Oswald hoped to add a dramatic entry to his self-proclaimed “Historic Diary” that he kept for a time, dreaming about leaving a mark on the Cold War struggle between Marxism and capitalism. Inscribed on the back of a photograph taken by Marina Oswald in April 1963 of Lee holding the rifle that killed President Kennedy were the words “Hunter of Fascists,” written in Russian. Throughout the last year of his life, Oswald was determined to travel to Cuba and meet with Cuban officials and impress them with his actions in defense of their regime.
On the morning of Friday, November 22, 1963, Oswald brought a package of “curtain rods” into the Texas School Book Depository, and immediately after the shooting, his rifle, with his palm print, was found on the sixth floor of the building. One eyewitness in Dealey Plaza, fifteen-year-old Amos Lee Euins, tried to convince Dallas Police to direct their attention to the book depository rather than the grassy knoll, for he saw a man firing a rifle from the sixth floor of that building. Even the House Select Committee on Assassinations, no friend of the Warren Commission, concluded that “the shots that struck President Kennedy from behind him were fired from the sixth floor window of the southeast corner of the Texas School Book Depository building,” although they conjectured based on faulty acoustics evidence that there may have been another gunman firing from the grassy knoll.
Additionally, the House Committee noted that a number of the Dealey Plaza witnesses, in addition to Amos Lee Euins, said they saw either a rifle or a man with a rifle in the vicinity of the sixth floor southeast corner window. Three employees watching the motorcade from the fifth floor of the building testified that the shots were fired from above them; one of the men yelled, “It’s coming right over our heads,” while another recalled the sound of shell casings hitting the floor, and “three shots” so loud they shook the building; “Cement even fell on my head,” one of the men stated. Several eyewitnesses saw Oswald, the only depository employee to flee the building after the assassination, shoot Dallas Police Officer J. D. Tippit.
The bottom line regarding the Kennedy assassination is that there was a cover-up, and it was designed to conceal the existence of Operation Mongoose.
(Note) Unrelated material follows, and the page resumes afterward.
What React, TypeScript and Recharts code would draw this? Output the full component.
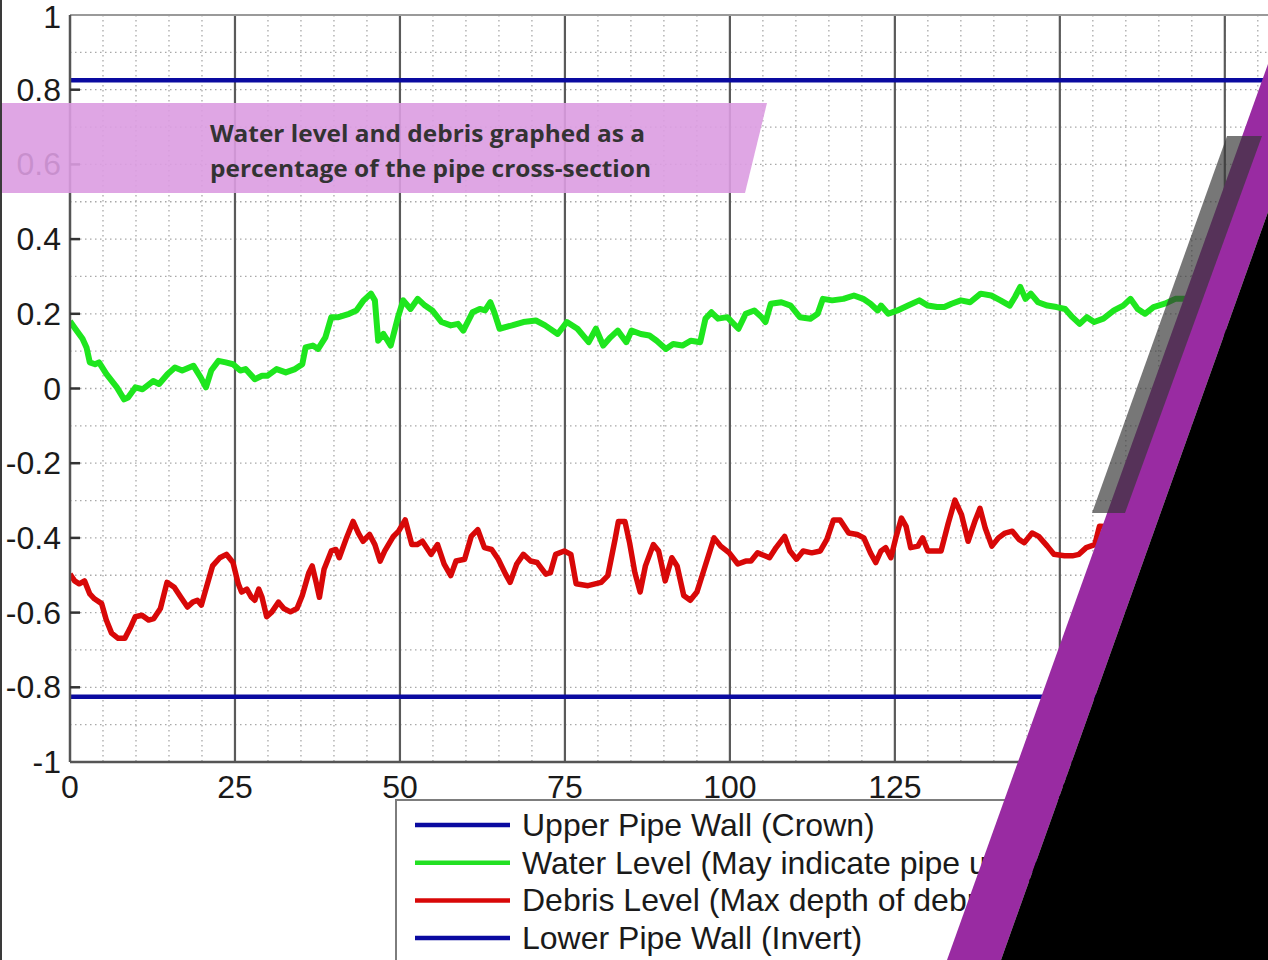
import React from 'react';
import { LineChart, Line, XAxis, YAxis, CartesianGrid, ReferenceLine } from 'recharts';

// [distance, level]
const WATER_LEVEL: [number, number][] = [
  [0, 0.18], [0.8, 0.16], [1.9, 0.133], [2.5, 0.11], [3, 0.07], [3.8, 0.065], [4.4, 0.07], [5.5, 0.039],
  [7.1, 0.003], [8.2, -0.029], [8.8, -0.024], [9.9, 0.003], [11, -0.002], [12.6, 0.02], [13.5, 0.012],
  [14.8, 0.039], [15.9, 0.056], [17, 0.048], [18.7, 0.061], [19.8, 0.03], [20.6, 0.003], [21.4, 0.048],
  [22.5, 0.074], [23.6, 0.07], [24.7, 0.065], [25.8, 0.048], [26.6, 0.052], [28, 0.025], [29.1, 0.034],
  [29.9, 0.034], [31.3, 0.052], [32.7, 0.043], [34.1, 0.052], [35.2, 0.065], [35.7, 0.11], [36.8, 0.115],
  [37.6, 0.106], [38.7, 0.137], [39.6, 0.191], [40.7, 0.191], [42.3, 0.2], [43.4, 0.209], [44.5, 0.236],
  [45.6, 0.254], [46.2, 0.236], [46.7, 0.128], [47.5, 0.146], [48.6, 0.115], [49.7, 0.191], [50.5, 0.236],
  [51.6, 0.213], [52.7, 0.24], [53.8, 0.222], [54.9, 0.209], [56.3, 0.178], [57.7, 0.169], [58.8, 0.173],
  [59.6, 0.155], [61, 0.204], [62.1, 0.213], [62.9, 0.209], [63.7, 0.231], [64.3, 0.204], [65.1, 0.16],
  [67, 0.169], [68.7, 0.178], [70.6, 0.182], [72, 0.169], [73.9, 0.146], [75.3, 0.178], [76.9, 0.16],
  [78.6, 0.124], [79.7, 0.16], [80.8, 0.115], [81.9, 0.137], [83, 0.155], [84.3, 0.124], [85.1, 0.155],
  [86.5, 0.146], [87.8, 0.142], [88.9, 0.128], [90.3, 0.106], [91.4, 0.119], [92.8, 0.115], [94.1, 0.128],
  [95.5, 0.124], [96.3, 0.187], [97.2, 0.204], [98.2, 0.187], [99.6, 0.191], [101.3, 0.16], [102.4, 0.2],
  [103.7, 0.209], [104.8, 0.191], [105.4, 0.178], [106.2, 0.227], [107.8, 0.231], [109.2, 0.222],
  [110.6, 0.191], [112.2, 0.187], [113.3, 0.2], [114.1, 0.24], [115.5, 0.236], [117.2, 0.24], [118.8, 0.249],
  [120.2, 0.24], [121.3, 0.227], [122.4, 0.209], [122.9, 0.222], [124, 0.2], [125.4, 0.209], [127, 0.222],
  [128.7, 0.236], [130, 0.222], [131.4, 0.218], [132.5, 0.218], [133.6, 0.227], [135, 0.236], [136.4, 0.231],
  [138, 0.254], [139.6, 0.249], [141, 0.236], [142.4, 0.222], [143.2, 0.245], [144, 0.272], [144.8, 0.24],
  [145.6, 0.254], [146.7, 0.231], [148.1, 0.222], [149.5, 0.218], [150.8, 0.213], [151.9, 0.191],
  [153, 0.173], [154.1, 0.191], [155.2, 0.178], [156.6, 0.187], [158.2, 0.209], [159.6, 0.222],
  [160.7, 0.24], [161.8, 0.213], [162.9, 0.2], [164.2, 0.218], [165.9, 0.227], [167.5, 0.24], [170, 0.24],
];

const DEBRIS_LEVEL: [number, number][] = [
  [0, -0.497], [0.7, -0.515], [1.4, -0.523], [2.2, -0.515], [3, -0.55], [3.7, -0.563], [4.8, -0.576],
  [5.5, -0.62], [6.3, -0.655], [7.3, -0.669], [8.3, -0.669], [9.1, -0.642], [9.9, -0.611], [10.9, -0.607],
  [11.9, -0.62], [12.7, -0.616], [13.7, -0.589], [14.7, -0.519], [15.8, -0.532], [16.8, -0.559],
  [17.8, -0.585], [18.6, -0.572], [19.3, -0.567], [19.9, -0.58], [20.6, -0.537], [21.6, -0.475],
  [22.7, -0.453], [23.7, -0.444], [24.7, -0.466], [25.5, -0.523], [26, -0.545], [26.8, -0.537],
  [27.5, -0.559], [28, -0.567], [28.6, -0.537], [29.1, -0.559], [29.8, -0.611], [30.6, -0.598],
  [31.6, -0.572], [32.4, -0.589], [33.4, -0.598], [34.4, -0.589], [35.2, -0.554], [36.2, -0.493],
  [36.7, -0.475], [37.3, -0.519], [37.8, -0.559], [38.5, -0.484], [39.6, -0.435], [40.3, -0.431],
  [40.8, -0.453], [41.9, -0.4], [42.9, -0.356], [43.7, -0.387], [44.4, -0.409], [45.4, -0.391],
  [46.2, -0.418], [47, -0.462], [47.7, -0.435], [49, -0.396], [49.8, -0.382], [50.8, -0.352],
  [51.8, -0.418], [52.6, -0.418], [53.4, -0.409], [54.7, -0.444], [55.7, -0.418], [56.7, -0.47],
  [57.7, -0.501], [58.5, -0.462], [59.8, -0.457], [60.8, -0.396], [61.8, -0.378], [62.8, -0.426],
  [63.9, -0.431], [64.9, -0.457], [66, -0.497], [66.7, -0.519], [67.7, -0.47], [68.7, -0.444],
  [69.8, -0.462], [70.8, -0.466], [72.1, -0.497], [72.8, -0.493], [73.6, -0.444], [74.9, -0.435],
  [75.9, -0.444], [76.7, -0.523], [78.5, -0.528], [80.5, -0.519], [81.5, -0.501], [82.6, -0.404],
  [83.1, -0.356], [84.1, -0.356], [84.8, -0.413], [85.6, -0.493], [86.4, -0.545], [87.2, -0.475],
  [88.4, -0.418], [89.2, -0.435], [90.2, -0.515], [91.2, -0.453], [92, -0.475], [93, -0.554],
  [94, -0.567], [95, -0.545], [96.1, -0.484], [97.6, -0.4], [98.6, -0.422], [99.9, -0.44], [101.2, -0.47],
  [102.4, -0.462], [103.2, -0.462], [104.2, -0.44], [105.3, -0.448], [106, -0.453], [107, -0.426],
  [108.3, -0.396], [109.1, -0.435], [110.1, -0.457], [111.1, -0.435], [112.4, -0.44], [113.7, -0.435],
  [114.7, -0.404], [115.7, -0.352], [116.7, -0.352], [118, -0.387], [119.3, -0.391], [120.3, -0.4],
  [121.3, -0.44], [122.1, -0.466], [122.9, -0.435], [123.6, -0.426], [124.4, -0.453], [125.2, -0.396],
  [126, -0.347], [126.7, -0.369], [127.4, -0.426], [128.5, -0.422], [129.2, -0.4], [130, -0.435],
  [131, -0.435], [132, -0.435], [133.1, -0.36], [134.1, -0.299], [135.1, -0.338], [136.1, -0.409],
  [137.2, -0.352], [137.9, -0.321], [138.7, -0.374], [139.7, -0.422], [140.7, -0.4], [141.7, -0.387],
  [142.8, -0.382], [143.8, -0.404], [144.6, -0.413], [145.8, -0.387], [146.8, -0.396], [148.1, -0.422],
  [149.1, -0.444], [150.7, -0.448], [151.9, -0.448], [152.9, -0.444], [154, -0.426], [155.3, -0.418],
  [156, -0.369], [158, -0.37],
];

const CROWN = 0.825;
const INVERT = -0.825;
const WALL_SPAN = [0, 182];

const X_TICKS = Array.from({ length: 37 }, (_, i) => i * 5);
const X_MAJOR = [25, 50, 75, 100, 125, 150, 175];
const Y_TICKS = [-1, -0.9, -0.8, -0.7, -0.6, -0.5, -0.4, -0.3, -0.2, -0.1, 0, 0.1, 0.2, 0.3, 0.4, 0.5, 0.6, 0.7, 0.8, 0.9, 1];

const LEGEND_ITEMS = [
  { label: 'Upper Pipe Wall (Crown)', color: '#0a0aa0' },
  { label: 'Water Level (May indicate pipe usage)', color: '#22e022' },
  { label: 'Debris Level (Max depth of debris)', color: '#d80808' },
  { label: 'Lower Pipe Wall (Invert)', color: '#0a0aa0' },
];

const toPoints = (rows: [number, number][]) => rows.map(([x, v]) => ({ x, v }));
const wallPoints = (v: number) => WALL_SPAN.map((x) => ({ x, v }));

const PLOT_LEFT = 70;
const AXIS_FONT = '"Liberation Sans", Arial, sans-serif';

const YTick = ({ x, y, payload }: any) => {
  const v = payload.value as number;
  const tenth = Math.round(v * 10);
  if (tenth % 2 !== 0) return <g />;
  const label = tenth === 0 ? '0' : Math.abs(tenth) === 10 ? String(tenth / 10) : (tenth / 10).toFixed(1);
  return (
    <g>
      {Math.abs(tenth) !== 10 && (
        <line x1={PLOT_LEFT} x2={PLOT_LEFT + 10} y1={y} y2={y} stroke="#333" strokeWidth={2.5} />
      )}
      <text x={x} y={y} dy={tenth === 10 ? 13 : 11} textAnchor="end" fontFamily={AXIS_FONT} fontSize={32} fill="#1a1a1a">
        {label}
      </text>
    </g>
  );
};

const XTick = ({ x, y, payload }: any) => {
  const v = payload.value as number;
  if (v % 25 !== 0) return <g />;
  return (
    <text x={x} y={y} dy={36} textAnchor="middle" fontFamily={AXIS_FONT} fontSize={32} fill="#1a1a1a">
      {v}
    </text>
  );
};

const LegendBox = () => (
  <svg width={720} height={170} style={{ display: 'block' }}>
    <rect x={1} y={1} width={718} height={200} fill="#fff" stroke="#7d7d7d" strokeWidth={2} />
    {LEGEND_ITEMS.map((item, i) => {
      const cy = 26 + i * 37.7;
      return (
        <g key={item.label}>
          <line x1={20} x2={115} y1={cy} y2={cy} stroke={item.color} strokeWidth={4.5} />
          <text x={127} y={cy} dy={11} fontFamily={AXIS_FONT} fontSize={32} fill="#1a1a1a">
            {item.label}
          </text>
        </g>
      );
    })}
  </svg>
);

export default function App() {
  return (
    <div
      style={{
        position: 'absolute',
        left: 0,
        top: 0,
        width: 1268,
        height: 960,
        overflow: 'hidden',
        background: '#fff',
        borderLeft: '2px solid #3a3a3a',
        boxSizing: 'border-box',
      }}
    >
      <div style={{ position: 'absolute', left: -2, top: 0 }}>
        <LineChart width={1290} height={960} margin={{ top: 15, right: 19, bottom: 158, left: 0 }}>
          <CartesianGrid stroke="#a8a8a8" strokeWidth={1.3} strokeDasharray="1.5 3.5" />
          <XAxis
            type="number"
            dataKey="x"
            domain={[0, 182]}
            ticks={X_TICKS}
            interval={0}
            allowDataOverflow
            height={40}
            tickSize={0}
            tickMargin={0}
            tick={<XTick />}
            axisLine={{ stroke: '#555', strokeWidth: 2.5 }}
            tickLine={false}
          />
          <YAxis
            type="number"
            dataKey="v"
            domain={[-1, 1]}
            ticks={Y_TICKS}
            interval={0}
            width={70}
            tickSize={0}
            tickMargin={9}
            tick={<YTick />}
            axisLine={{ stroke: '#555', strokeWidth: 2.5 }}
            tickLine={false}
          />
          {X_MAJOR.map((x) => (
            <ReferenceLine key={x} x={x} stroke="#5a5a5a" strokeWidth={2.2} />
          ))}
          <ReferenceLine y={1} stroke="#9a9a9a" strokeWidth={2} />
          <Line data={wallPoints(CROWN)} dataKey="v" type="linear" stroke="#0a0aa0" strokeWidth={4.5} dot={false} isAnimationActive={false} />
          <Line data={toPoints(WATER_LEVEL)} dataKey="v" type="linear" stroke="#1ee61e" strokeWidth={6} strokeLinejoin="round" dot={false} isAnimationActive={false} />
          <Line data={toPoints(DEBRIS_LEVEL)} dataKey="v" type="linear" stroke="#d80808" strokeWidth={5.5} strokeLinejoin="round" dot={false} isAnimationActive={false} />
          <Line data={wallPoints(INVERT)} dataKey="v" type="linear" stroke="#0a0aa0" strokeWidth={4.5} dot={false} isAnimationActive={false} />
        </LineChart>
      </div>

      <div style={{ position: 'absolute', left: 393, top: 799 }}>
        <LegendBox />
      </div>

      <svg
        width={1268}
        height={960}
        style={{ position: 'absolute', left: -2, top: 0, pointerEvents: 'none' }}
      >
        <polygon points="0,103 767,103 745,193 0,193" fill="rgba(220,156,225,0.9)" />
        <text x={210} y={142} textLength={435} lengthAdjust="spacingAndGlyphs" fontFamily="'Open Sans', Lato, sans-serif" fontWeight={700} fontSize={23} fill="#333">
          Water level and debris graphed as a
        </text>
        <text x={210} y={177} textLength={441} lengthAdjust="spacingAndGlyphs" fontFamily="'Open Sans', Lato, sans-serif" fontWeight={700} fontSize={23} fill="#333">
          percentage of the pipe cross-section
        </text>
        <polygon points="1268,64 947,960 1001,960 1268,212" fill="#992ba2" />
        <polygon points="1268,212 1001,960 1268,960" fill="#000" />
        <polygon points="1227,136 1262,136 1125,513 1092,513" fill="rgba(55,55,55,0.68)" />
      </svg>
    </div>
  );
}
This distorted the Warren Commission’s report to the nation, but they got it right when it came to who killed the president. For Lee Harvey Oswald, “fair play for Cuba” meant, as one scholar of the assassination observed, “subjecting [President] Kennedy to the same dangers plaguing Castro.”
Despite the overwhelming evidence that Lee Harvey Oswald killed the president, the Kennedy assassination conspiracy complex continues to flourish. Priscilla Johnson McMillan, the only person who knew both President Kennedy and Lee Harvey Oswald and concluded that the latter was the assassin, noted in 1975 that “the killing of a President, or a king or father, is the hardest of all crimes for men to deal with; it is this crime that stirs the deepest guilt and anxiety. No matter what steps are taken, what investigation may be authorized or what autopsy material made public, I suspect that the doubts about President Kennedy’s murder are going to be with us forever.”